The same goes for the boss battles. They’re not impossible (like some of Capcom’s) merely time-consuming, overly intricate and not obvious enough in terms of what you’re actually meant to do. A fight against a huge mutant in a ruined church stretched my patience, and at first I thought a subsequent battle against a Metal Gear-style mech would tear it to pieces until I realised that, having jumped through several hoops, it wasn’t a boss battle at all and that I simply hadn’t worked out what I was meant to do while the bothersome bot was disabled. This was lucky, because I’d had to fight the temptation to give up there and then. FAQs will doubtless solve these issues in time, but you have to wonder whether anyone serious play-tested (not just bug-tested) the game.

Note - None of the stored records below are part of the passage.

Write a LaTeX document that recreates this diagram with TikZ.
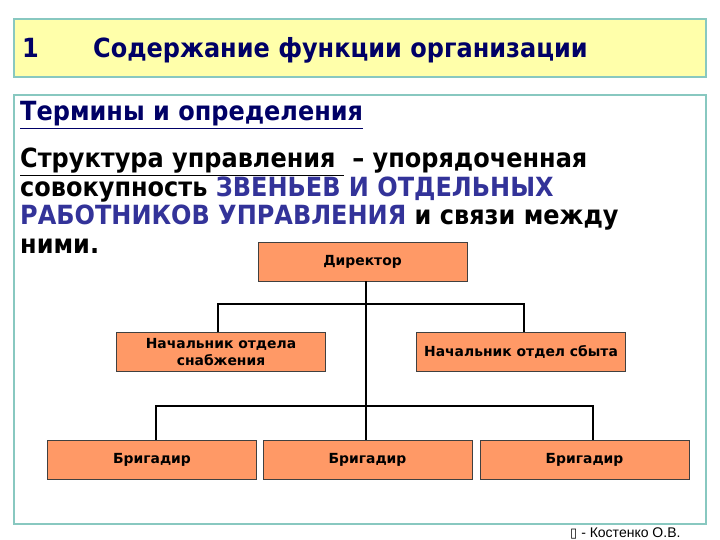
\documentclass[tikz,border=0pt]{standalone}
\usepackage{fontspec}
\setmainfont{DejaVu Sans}
\newfontfamily\footfont{Liberation Sans}
\newfontfamily\symfont{DejaVu Sans}
\newcommand{\tallt}[1]{\scalebox{1}[1.1]{#1}}
\definecolor{navy}{HTML}{000066}
\definecolor{capblue}{HTML}{333399}
\definecolor{titlefill}{HTML}{FFFFAA}
\definecolor{frame}{HTML}{88C8C0}
\definecolor{boxfill}{HTML}{FF9966}
\definecolor{boxline}{HTML}{404040}
\tikzset{
  orgbox/.style={draw=boxline, fill=boxfill, line width=0.8pt, minimum width=209pt, minimum height=39pt, inner sep=0pt, align=center, font=\fontsize{13.9}{16.5}\selectfont\bfseries},
  conn/.style={line width=2pt, black},
  bodyline/.style={anchor=base west, inner sep=0pt, font=\fontsize{24}{28}\selectfont\bfseries}
}
\begin{document}
\begin{tikzpicture}[x=1pt,y=-1pt]
\useasboundingbox (0,0) rectangle (720,540);
\fill[white] (0,0) rectangle (720,540);
% title
\draw[frame, fill=titlefill, line width=1.2pt] (14,19) rectangle (706,77);
\node[anchor=base west, inner sep=0pt, text=navy, font=\fontsize{24}{28}\selectfont\bfseries] (num) at (22,58) {\tallt{1}};
\node[anchor=base west, inner sep=0pt, text=navy, font=\fontsize{24}{28}\selectfont\bfseries] (title) at (93,58) {\tallt{Содержание функции организации}};
% body frame
\draw[frame, line width=1.2pt] (14,95) rectangle (706,524);
\node[anchor=base west, inner sep=0pt, text=navy, font=\fontsize{24}{28}\selectfont\bfseries] (terms) at (20,121) {\underline{\tallt{Термины и определения}}};
\node[bodyline] (l1) at (20,168) {\underline{\tallt{Структура управления\ }}\ \tallt{– упорядоченная}};
\node[bodyline] (l2) at (20,196.5) {\tallt{совокупность \textcolor{capblue}{ЗВЕНЬЕВ И ОТДЕЛЬНЫХ}}};
\node[bodyline] (l3) at (20,225) {\tallt{\textcolor{capblue}{РАБОТНИКОВ УПРАВЛЕНИЯ} и связи между}};
\node[bodyline] (l4) at (20,253.5) {\tallt{ними.}};
% org chart
\node[orgbox] (dir) at (362.5,261.5) {Директор};
\node[orgbox] (sup) at (221,352) {Начальник отдела\\снабжения};
\node[orgbox] (sal) at (521,352) {Начальник отдел сбыта};
\node[orgbox] (b1) at (152,459.5) {Бригадир};
\node[orgbox] (b2) at (367.5,459.5) {Бригадир};
\node[orgbox] (b3) at (584.5,459.5) {Бригадир};
\coordinate (j1) at (366,304);
\coordinate (j2) at (366,406);
\draw[conn] (dir.south -| j1) -- (j2);
\draw[conn] (sup.north -| 218,0) |- (j1) -| (sal.north -| 524,0);
\draw[conn] (b1.north -| 156,0) |- (j2) -| (b3.north -| 593,0);
\draw[conn] (j2) -- (b2.north -| j2);
% footer
\node[anchor=base west, inner sep=0pt, font=\footfont\fontsize{14}{16}\selectfont] (foot) at (570,537) {{\symfont\fontsize{13}{14}\selectfont ▯} - Костенко О.В.};
\end{tikzpicture}
\end{document}
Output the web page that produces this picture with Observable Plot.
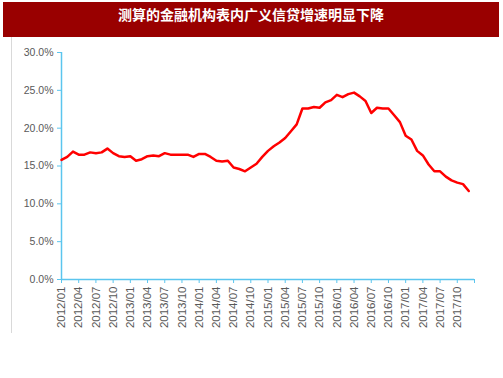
<!DOCTYPE html>
<html>
<head>
<meta charset="utf-8">
<script src="https://cdn.jsdelivr.net/npm/d3@7"></script>
<script src="https://cdn.jsdelivr.net/npm/@observablehq/plot@0.6"></script>
<style>
  html, body { margin: 0; padding: 0; background: #ffffff; }
  #wrap { position: relative; width: 503px; height: 378px; overflow: hidden; }
  #title {
    position: absolute; left: 3px; top: 2px; width: 496px; height: 35px;
    background: #990000; color: #ffffff;
    font-family: "Noto Sans CJK SC", sans-serif; font-weight: bold; font-size: 14px;
    line-height: 24px; text-align: center; z-index: 2;
  }
  #frame { position: absolute; left: 11px; top: 37px; width: 1px; height: 296px; background: #d9d9d9; }
  #chart { position: absolute; left: 0; top: 0; }
</style>
</head>
<body>
<div id="wrap">
  <div id="title">测算的金融机构表内广义信贷增速明显下降</div>
  <div id="frame"></div>
  <div id="chart"></div>
</div>
<script>
// Monthly growth rate (%) from 2012/01 to 2017/12
const values = [
  15.8, 16.2, 16.9, 16.5, 16.5, 16.8, 16.7, 16.8, 17.3, 16.7, 16.3, 16.2,
  16.3, 15.7, 15.9, 16.3, 16.4, 16.3, 16.7, 16.5, 16.5, 16.5, 16.5, 16.2,
  16.6, 16.6, 16.2, 15.7, 15.6, 15.7, 14.8, 14.6, 14.3, 14.8, 15.3, 16.2,
  17.0, 17.6, 18.1, 18.7, 19.6, 20.5, 22.6, 22.6, 22.8, 22.7, 23.4, 23.7,
  24.4, 24.1, 24.5, 24.7, 24.2, 23.6, 22.0, 22.7, 22.6, 22.6, 21.7, 20.8,
  19.0, 18.5, 17.0, 16.4, 15.2, 14.3, 14.3, 13.6, 13.1, 12.8, 12.6, 11.7
];
// Tick labels every 3 months
const xTickLabels = [
  "2012/01","2012/04","2012/07","2012/10",
  "2013/01","2013/04","2013/07","2013/10",
  "2014/01","2014/04","2014/07","2014/10",
  "2015/01","2015/04","2015/07","2015/10",
  "2016/01","2016/04","2016/07","2016/10",
  "2017/01","2017/04","2017/07","2017/10"
];
const yTicks = [0, 5, 10, 15, 20, 25, 30];

const data = values.map((v, i) => ({i, v}));
const xTicks = d3.range(0, 73, 3);
const axisColor = "#5bc5ee";
const textColor = "#595959";

const chart = Plot.plot({
  width: 503,
  height: 378,
  marginTop: 52,
  marginBottom: 99,
  marginLeft: 61,
  marginRight: 29,
  x: {type: "linear", domain: [0, 72]},
  y: {domain: [0, 30]},
  style: {fontFamily: "'Liberation Sans', Arial, sans-serif", color: textColor, background: "transparent"},
  marks: [
    Plot.axisY({
      ticks: yTicks,
      tickFormat: d => d.toFixed(1) + "%",
      tickSize: 4, tickPadding: 4,
      stroke: axisColor, fill: textColor,
      fontSize: 10.5, label: null
    }),
    Plot.axisX({
      ticks: xTicks,
      tickFormat: d => (d / 3 < xTickLabels.length ? xTickLabels[d / 3] : ""),
      tickRotate: -90,
      tickSize: 4, tickPadding: 3,
      stroke: axisColor, fill: textColor,
      fontSize: 11.5, label: null
    }),
    Plot.ruleX([0], {stroke: axisColor, strokeWidth: 1.5}),
    Plot.ruleY([0], {stroke: axisColor, strokeWidth: 1.5}),
    Plot.line(data, {x: "i", y: "v", stroke: "#ff0000", strokeWidth: 2.5, curve: "linear"})
  ]
});
document.getElementById("chart").appendChild(chart);
</script>
</body>
</html>
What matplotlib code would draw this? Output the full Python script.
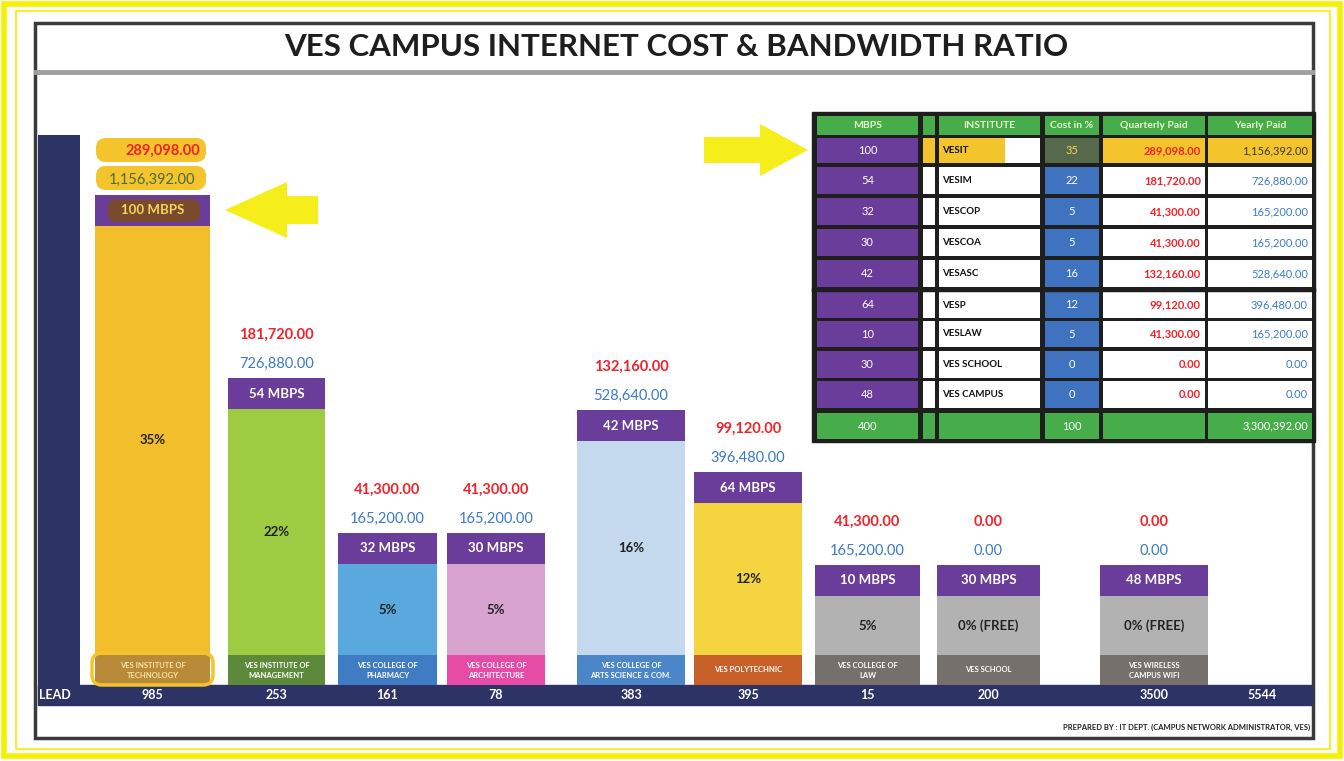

This is a shame, but I’ve tried not to get angry and lose perspective. For the most part Dark Sector’s core – the action – is perfectly solid and enjoyable. The more you find imaginative ways of using the Glaive, its abilities and the environment to your advantage, the better time you’ll have working through the soviet forces, and the more you’ll be able to ignore things like the disjointed, barely explained plot or the fact that the designers seem to have run out of ideas two thirds of the way through. It’s not the killer single-player campaign it could have been with a bit more work and fine tuning, but it’s a fine way to keep yourself occupied if you’ve finished last year’s big releases and you’re waiting for this year’s to turn up. It’s not that Dark Sector’s great, but at least it’s pretty good.
The online options also show signs of a little care and attention. I fully expected a dodgy deathmatch game featuring teams of infected super-spys, but instead we get two specially designed game types: Infection, pitting a team of grunts against one glaive-packing infected, and Epidemic, a team game where each side has one infected hero and the objective is to snuff the other side’s out. It’s unlikely that either mode is strong enough to survive for long in today’s competitive online battlefield, but Dark Sector’s fans – and there will be some – will get a little more of their money’s worth here.
During the first few hours of play I had high hopes that Dark Sector was going to be this year’s The Darkness – a game that I hadn’t begun the year in eager anticipation of, but would end the year remembering fondly. Unfortunately it didn’t quite end up that way, but for all its rampant idea-grabbing and moments of ill-judged design, it’s still far from being a disaster. If you don’t get it then you won’t miss out on anything that special, but if you’re a fan of good action games, then you wouldn’t regret shelling out for it either. Just prepare for a few ups and downs, and enjoy the affair while it lasts.
While hardly original and packed with causes for irritation, Dark Sector is a decent action game with fine graphics and a handful of brilliant features. If you like the games it apes, it’s well worth picking up.